■ What this task involves ■
State how many lines hold the string "with". Give the number and nothing else.

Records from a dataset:
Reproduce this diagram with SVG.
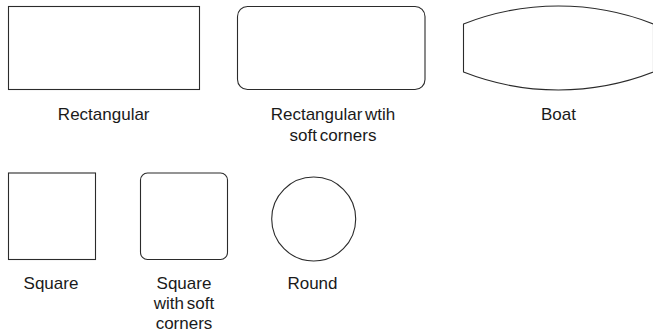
<svg xmlns="http://www.w3.org/2000/svg" width="653" height="334" viewBox="0 0 653 334">
<style>
.s{fill:#fff;stroke:#2b2b2b;stroke-width:1.1}
.t{font-family:"Liberation Sans",Arial,sans-serif;font-size:17px;fill:#1a1a1a;text-anchor:middle;word-spacing:-2px}
</style>
<rect width="653" height="334" fill="#fff"/>
<g id="rectangular">
<rect class="s" x="8.5" y="6.5" width="191" height="83"/>
<text class="t" x="103.7" y="120">Rectangular</text>
</g>
<g id="rectangular-soft">
<rect class="s" x="237.5" y="6.5" width="187.5" height="83" rx="10"/>
<text class="t" x="333" y="120">Rectangular wtih</text>
<text class="t" x="333" y="141">soft corners</text>
</g>
<g id="boat">
<path class="s" d="M463.5,24 A260,260 0 0 1 653.5,24 L653.5,72 A260,260 0 0 1 463.5,72 Z"/>
<text class="t" x="558.5" y="120">Boat</text>
</g>
<g id="square">
<rect class="s" x="8.5" y="173" width="87" height="86.5"/>
<text class="t" x="51" y="288.5">Square</text>
</g>
<g id="square-soft">
<rect class="s" x="140.5" y="173" width="87" height="86.5" rx="7"/>
<text class="t" x="184" y="288.5">Square</text>
<text class="t" x="184" y="308.5">with soft</text>
<text class="t" x="184" y="328.5">corners</text>
</g>
<g id="round">
<circle class="s" cx="313.7" cy="219" r="42"/>
<text class="t" x="312.5" y="289">Round</text>
</g>
<g id="connectors"/>
</svg>
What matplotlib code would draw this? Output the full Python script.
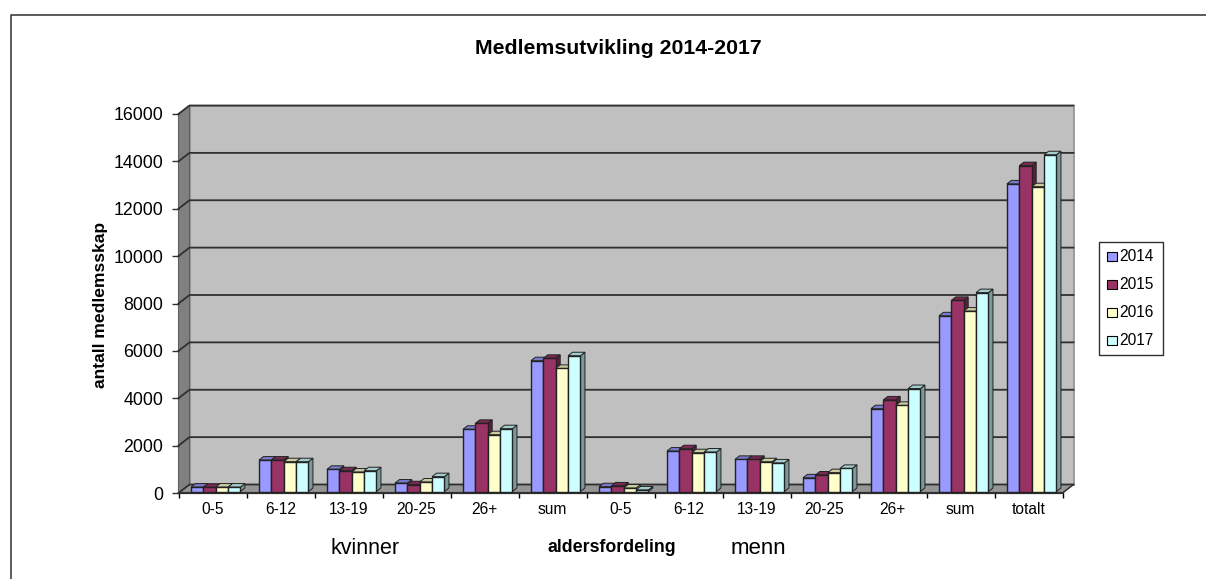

■ Response to this task ■
2